• **Collected data**

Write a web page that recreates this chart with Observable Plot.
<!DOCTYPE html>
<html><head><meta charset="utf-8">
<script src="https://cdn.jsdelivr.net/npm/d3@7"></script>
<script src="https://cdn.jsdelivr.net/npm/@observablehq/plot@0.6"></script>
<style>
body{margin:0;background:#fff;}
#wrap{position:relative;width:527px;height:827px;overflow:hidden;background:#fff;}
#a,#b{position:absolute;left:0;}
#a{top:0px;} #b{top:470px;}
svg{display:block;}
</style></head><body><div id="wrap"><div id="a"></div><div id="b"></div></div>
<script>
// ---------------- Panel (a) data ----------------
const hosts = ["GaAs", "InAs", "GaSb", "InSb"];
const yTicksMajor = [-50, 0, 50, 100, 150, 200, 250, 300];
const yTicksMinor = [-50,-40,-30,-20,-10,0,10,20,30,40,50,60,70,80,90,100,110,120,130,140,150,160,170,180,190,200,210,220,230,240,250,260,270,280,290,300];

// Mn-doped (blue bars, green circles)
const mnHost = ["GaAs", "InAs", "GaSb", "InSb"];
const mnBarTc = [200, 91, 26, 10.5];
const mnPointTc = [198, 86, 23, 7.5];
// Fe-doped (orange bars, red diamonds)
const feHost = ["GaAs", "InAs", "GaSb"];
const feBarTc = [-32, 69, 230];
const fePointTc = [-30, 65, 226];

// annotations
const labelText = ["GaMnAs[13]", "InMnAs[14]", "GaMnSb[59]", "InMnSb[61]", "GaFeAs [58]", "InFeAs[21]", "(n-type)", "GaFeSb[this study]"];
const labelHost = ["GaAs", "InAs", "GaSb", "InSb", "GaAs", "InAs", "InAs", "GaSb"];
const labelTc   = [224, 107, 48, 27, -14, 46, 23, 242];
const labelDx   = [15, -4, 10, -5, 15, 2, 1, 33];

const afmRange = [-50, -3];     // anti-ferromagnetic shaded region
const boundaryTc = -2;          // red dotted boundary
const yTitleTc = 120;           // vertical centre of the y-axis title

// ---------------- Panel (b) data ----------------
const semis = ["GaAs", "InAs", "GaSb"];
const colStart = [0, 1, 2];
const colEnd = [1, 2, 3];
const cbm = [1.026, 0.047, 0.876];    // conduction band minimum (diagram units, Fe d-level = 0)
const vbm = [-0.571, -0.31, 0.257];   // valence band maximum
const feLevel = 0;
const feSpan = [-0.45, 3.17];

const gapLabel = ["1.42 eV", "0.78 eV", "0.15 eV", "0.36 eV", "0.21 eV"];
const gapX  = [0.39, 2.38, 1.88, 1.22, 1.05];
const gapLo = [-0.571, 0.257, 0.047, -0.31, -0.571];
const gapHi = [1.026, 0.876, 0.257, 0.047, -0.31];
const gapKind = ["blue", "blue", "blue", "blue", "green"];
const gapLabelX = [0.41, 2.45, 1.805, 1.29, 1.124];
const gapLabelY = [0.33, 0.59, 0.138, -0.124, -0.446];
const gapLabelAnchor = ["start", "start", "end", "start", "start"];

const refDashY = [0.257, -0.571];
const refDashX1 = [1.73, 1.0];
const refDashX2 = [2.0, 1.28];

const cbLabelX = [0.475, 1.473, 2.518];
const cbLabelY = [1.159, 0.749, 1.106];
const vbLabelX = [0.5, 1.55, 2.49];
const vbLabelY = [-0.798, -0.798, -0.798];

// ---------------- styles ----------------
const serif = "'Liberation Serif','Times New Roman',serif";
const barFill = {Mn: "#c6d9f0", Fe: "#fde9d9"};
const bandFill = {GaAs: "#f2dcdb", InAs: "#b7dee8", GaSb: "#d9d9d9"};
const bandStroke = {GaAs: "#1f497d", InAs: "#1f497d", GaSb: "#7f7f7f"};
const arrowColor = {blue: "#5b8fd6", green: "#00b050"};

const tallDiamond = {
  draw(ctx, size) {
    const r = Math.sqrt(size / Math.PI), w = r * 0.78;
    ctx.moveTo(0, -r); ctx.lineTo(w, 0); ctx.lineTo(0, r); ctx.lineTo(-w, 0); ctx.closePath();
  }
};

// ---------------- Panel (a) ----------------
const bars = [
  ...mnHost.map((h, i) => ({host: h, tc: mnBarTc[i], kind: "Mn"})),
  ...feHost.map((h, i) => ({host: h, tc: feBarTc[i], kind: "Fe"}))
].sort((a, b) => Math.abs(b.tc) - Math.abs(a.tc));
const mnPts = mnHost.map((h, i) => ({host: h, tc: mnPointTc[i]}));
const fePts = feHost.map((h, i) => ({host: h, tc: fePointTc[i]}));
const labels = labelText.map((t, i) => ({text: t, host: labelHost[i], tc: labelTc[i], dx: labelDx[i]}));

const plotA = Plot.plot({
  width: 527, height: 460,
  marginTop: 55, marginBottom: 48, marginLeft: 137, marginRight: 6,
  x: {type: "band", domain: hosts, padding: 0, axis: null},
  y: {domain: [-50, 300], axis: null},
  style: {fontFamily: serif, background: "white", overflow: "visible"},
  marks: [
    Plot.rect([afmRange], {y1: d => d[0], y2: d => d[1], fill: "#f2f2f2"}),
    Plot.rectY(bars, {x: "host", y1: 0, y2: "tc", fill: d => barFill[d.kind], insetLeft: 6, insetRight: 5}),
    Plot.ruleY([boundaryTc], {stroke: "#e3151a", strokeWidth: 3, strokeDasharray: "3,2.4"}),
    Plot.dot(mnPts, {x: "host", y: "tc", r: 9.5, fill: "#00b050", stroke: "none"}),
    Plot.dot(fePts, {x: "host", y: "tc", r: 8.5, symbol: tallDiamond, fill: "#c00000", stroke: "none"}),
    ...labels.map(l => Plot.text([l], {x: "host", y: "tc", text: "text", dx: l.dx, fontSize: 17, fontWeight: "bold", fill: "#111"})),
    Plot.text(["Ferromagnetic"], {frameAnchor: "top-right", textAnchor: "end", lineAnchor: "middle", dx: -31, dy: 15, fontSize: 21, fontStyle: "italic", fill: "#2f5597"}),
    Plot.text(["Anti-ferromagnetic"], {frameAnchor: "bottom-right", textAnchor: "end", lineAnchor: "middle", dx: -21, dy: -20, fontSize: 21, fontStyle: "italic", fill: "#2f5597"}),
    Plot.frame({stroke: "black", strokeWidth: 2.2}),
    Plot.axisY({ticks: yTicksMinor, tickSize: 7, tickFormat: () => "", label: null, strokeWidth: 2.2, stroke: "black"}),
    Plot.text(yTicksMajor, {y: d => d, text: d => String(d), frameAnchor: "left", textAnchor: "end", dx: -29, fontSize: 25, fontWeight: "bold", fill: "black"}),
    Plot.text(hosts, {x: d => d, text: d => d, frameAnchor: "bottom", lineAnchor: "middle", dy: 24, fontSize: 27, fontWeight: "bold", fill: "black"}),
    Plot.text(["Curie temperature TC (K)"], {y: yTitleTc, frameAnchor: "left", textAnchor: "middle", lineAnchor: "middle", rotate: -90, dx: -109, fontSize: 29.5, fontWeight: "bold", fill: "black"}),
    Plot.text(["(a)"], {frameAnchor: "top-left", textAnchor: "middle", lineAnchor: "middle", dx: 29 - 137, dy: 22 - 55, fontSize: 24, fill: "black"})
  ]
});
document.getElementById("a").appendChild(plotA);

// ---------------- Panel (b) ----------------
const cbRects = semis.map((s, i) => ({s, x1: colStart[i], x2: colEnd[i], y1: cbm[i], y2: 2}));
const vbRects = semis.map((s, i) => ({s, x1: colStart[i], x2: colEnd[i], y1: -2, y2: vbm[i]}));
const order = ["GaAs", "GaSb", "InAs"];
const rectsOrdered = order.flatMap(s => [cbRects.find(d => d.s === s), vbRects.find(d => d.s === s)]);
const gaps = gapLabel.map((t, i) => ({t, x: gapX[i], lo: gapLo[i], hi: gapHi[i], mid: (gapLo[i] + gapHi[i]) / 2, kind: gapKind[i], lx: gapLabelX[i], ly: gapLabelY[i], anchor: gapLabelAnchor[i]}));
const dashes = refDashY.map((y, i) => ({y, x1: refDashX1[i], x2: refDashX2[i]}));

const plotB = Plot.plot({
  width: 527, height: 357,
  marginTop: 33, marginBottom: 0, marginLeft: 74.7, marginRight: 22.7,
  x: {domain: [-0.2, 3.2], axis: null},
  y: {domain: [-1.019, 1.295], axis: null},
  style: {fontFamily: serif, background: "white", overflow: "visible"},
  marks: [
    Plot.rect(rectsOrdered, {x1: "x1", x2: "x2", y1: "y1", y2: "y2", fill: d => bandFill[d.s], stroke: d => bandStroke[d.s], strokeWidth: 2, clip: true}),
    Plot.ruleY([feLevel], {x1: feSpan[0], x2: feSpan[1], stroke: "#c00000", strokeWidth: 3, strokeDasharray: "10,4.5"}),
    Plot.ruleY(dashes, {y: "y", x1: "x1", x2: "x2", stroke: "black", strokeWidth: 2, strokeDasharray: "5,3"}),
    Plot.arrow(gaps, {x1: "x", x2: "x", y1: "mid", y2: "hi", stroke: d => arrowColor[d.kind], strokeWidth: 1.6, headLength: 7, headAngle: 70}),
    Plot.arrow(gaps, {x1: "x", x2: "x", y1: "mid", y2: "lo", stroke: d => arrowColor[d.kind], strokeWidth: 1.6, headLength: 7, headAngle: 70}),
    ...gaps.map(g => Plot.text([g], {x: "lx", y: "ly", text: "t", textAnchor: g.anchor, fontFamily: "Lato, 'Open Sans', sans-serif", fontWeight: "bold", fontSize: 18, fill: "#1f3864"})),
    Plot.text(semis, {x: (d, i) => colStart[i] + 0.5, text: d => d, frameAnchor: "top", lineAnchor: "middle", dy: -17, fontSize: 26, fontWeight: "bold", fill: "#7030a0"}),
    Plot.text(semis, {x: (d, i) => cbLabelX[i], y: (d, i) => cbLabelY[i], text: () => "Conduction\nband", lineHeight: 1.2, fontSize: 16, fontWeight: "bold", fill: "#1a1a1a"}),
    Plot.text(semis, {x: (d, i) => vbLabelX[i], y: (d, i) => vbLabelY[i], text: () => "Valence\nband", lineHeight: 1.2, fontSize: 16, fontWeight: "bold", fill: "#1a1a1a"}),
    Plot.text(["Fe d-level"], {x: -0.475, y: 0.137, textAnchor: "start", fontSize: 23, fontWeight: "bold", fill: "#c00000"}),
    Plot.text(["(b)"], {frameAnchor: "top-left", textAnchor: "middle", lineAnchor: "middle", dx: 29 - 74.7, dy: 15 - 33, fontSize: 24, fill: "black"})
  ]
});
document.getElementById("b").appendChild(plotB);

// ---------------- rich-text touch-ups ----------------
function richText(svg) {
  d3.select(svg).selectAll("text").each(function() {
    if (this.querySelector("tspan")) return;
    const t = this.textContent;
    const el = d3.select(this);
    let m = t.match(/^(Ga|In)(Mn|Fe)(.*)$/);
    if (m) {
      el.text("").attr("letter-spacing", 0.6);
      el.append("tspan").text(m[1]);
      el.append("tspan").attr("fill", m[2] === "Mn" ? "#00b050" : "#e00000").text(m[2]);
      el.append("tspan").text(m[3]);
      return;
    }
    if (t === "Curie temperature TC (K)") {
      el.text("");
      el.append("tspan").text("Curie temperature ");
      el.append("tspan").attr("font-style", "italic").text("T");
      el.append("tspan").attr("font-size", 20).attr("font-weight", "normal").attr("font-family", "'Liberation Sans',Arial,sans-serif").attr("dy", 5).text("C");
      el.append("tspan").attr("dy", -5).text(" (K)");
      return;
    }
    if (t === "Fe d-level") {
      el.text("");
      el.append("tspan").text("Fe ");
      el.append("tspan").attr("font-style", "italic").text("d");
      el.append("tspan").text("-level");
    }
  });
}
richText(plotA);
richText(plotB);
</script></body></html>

• **Requirements**
Starting with the first line of the data above, copy each line exactly until you reach the line with "const feSpan = [-0.45, 3.17];"; include that line as well.

• **Final result**
Write a web page that recreates this chart with Observable Plot.
<!DOCTYPE html>
<html><head><meta charset="utf-8">
<script src="https://cdn.jsdelivr.net/npm/d3@7"></script>
<script src="https://cdn.jsdelivr.net/npm/@observablehq/plot@0.6"></script>
<style>
body{margin:0;background:#fff;}
#wrap{position:relative;width:527px;height:827px;overflow:hidden;background:#fff;}
#a,#b{position:absolute;left:0;}
#a{top:0px;} #b{top:470px;}
svg{display:block;}
</style></head><body><div id="wrap"><div id="a"></div><div id="b"></div></div>
<script>
// ---------------- Panel (a) data ----------------
const hosts = ["GaAs", "InAs", "GaSb", "InSb"];
const yTicksMajor = [-50, 0, 50, 100, 150, 200, 250, 300];
const yTicksMinor = [-50,-40,-30,-20,-10,0,10,20,30,40,50,60,70,80,90,100,110,120,130,140,150,160,170,180,190,200,210,220,230,240,250,260,270,280,290,300];

// Mn-doped (blue bars, green circles)
const mnHost = ["GaAs", "InAs", "GaSb", "InSb"];
const mnBarTc = [200, 91, 26, 10.5];
const mnPointTc = [198, 86, 23, 7.5];
// Fe-doped (orange bars, red diamonds)
const feHost = ["GaAs", "InAs", "GaSb"];
const feBarTc = [-32, 69, 230];
const fePointTc = [-30, 65, 226];

// annotations
const labelText = ["GaMnAs[13]", "InMnAs[14]", "GaMnSb[59]", "InMnSb[61]", "GaFeAs [58]", "InFeAs[21]", "(n-type)", "GaFeSb[this study]"];
const labelHost = ["GaAs", "InAs", "GaSb", "InSb", "GaAs", "InAs", "InAs", "GaSb"];
const labelTc   = [224, 107, 48, 27, -14, 46, 23, 242];
const labelDx   = [15, -4, 10, -5, 15, 2, 1, 33];

const afmRange = [-50, -3];     // anti-ferromagnetic shaded region
const boundaryTc = -2;          // red dotted boundary
const yTitleTc = 120;           // vertical centre of the y-axis title

// ---------------- Panel (b) data ----------------
const semis = ["GaAs", "InAs", "GaSb"];
const colStart = [0, 1, 2];
const colEnd = [1, 2, 3];
const cbm = [1.026, 0.047, 0.876];    // conduction band minimum (diagram units, Fe d-level = 0)
const vbm = [-0.571, -0.31, 0.257];   // valence band maximum
const feLevel = 0;
const feSpan = [-0.45, 3.17];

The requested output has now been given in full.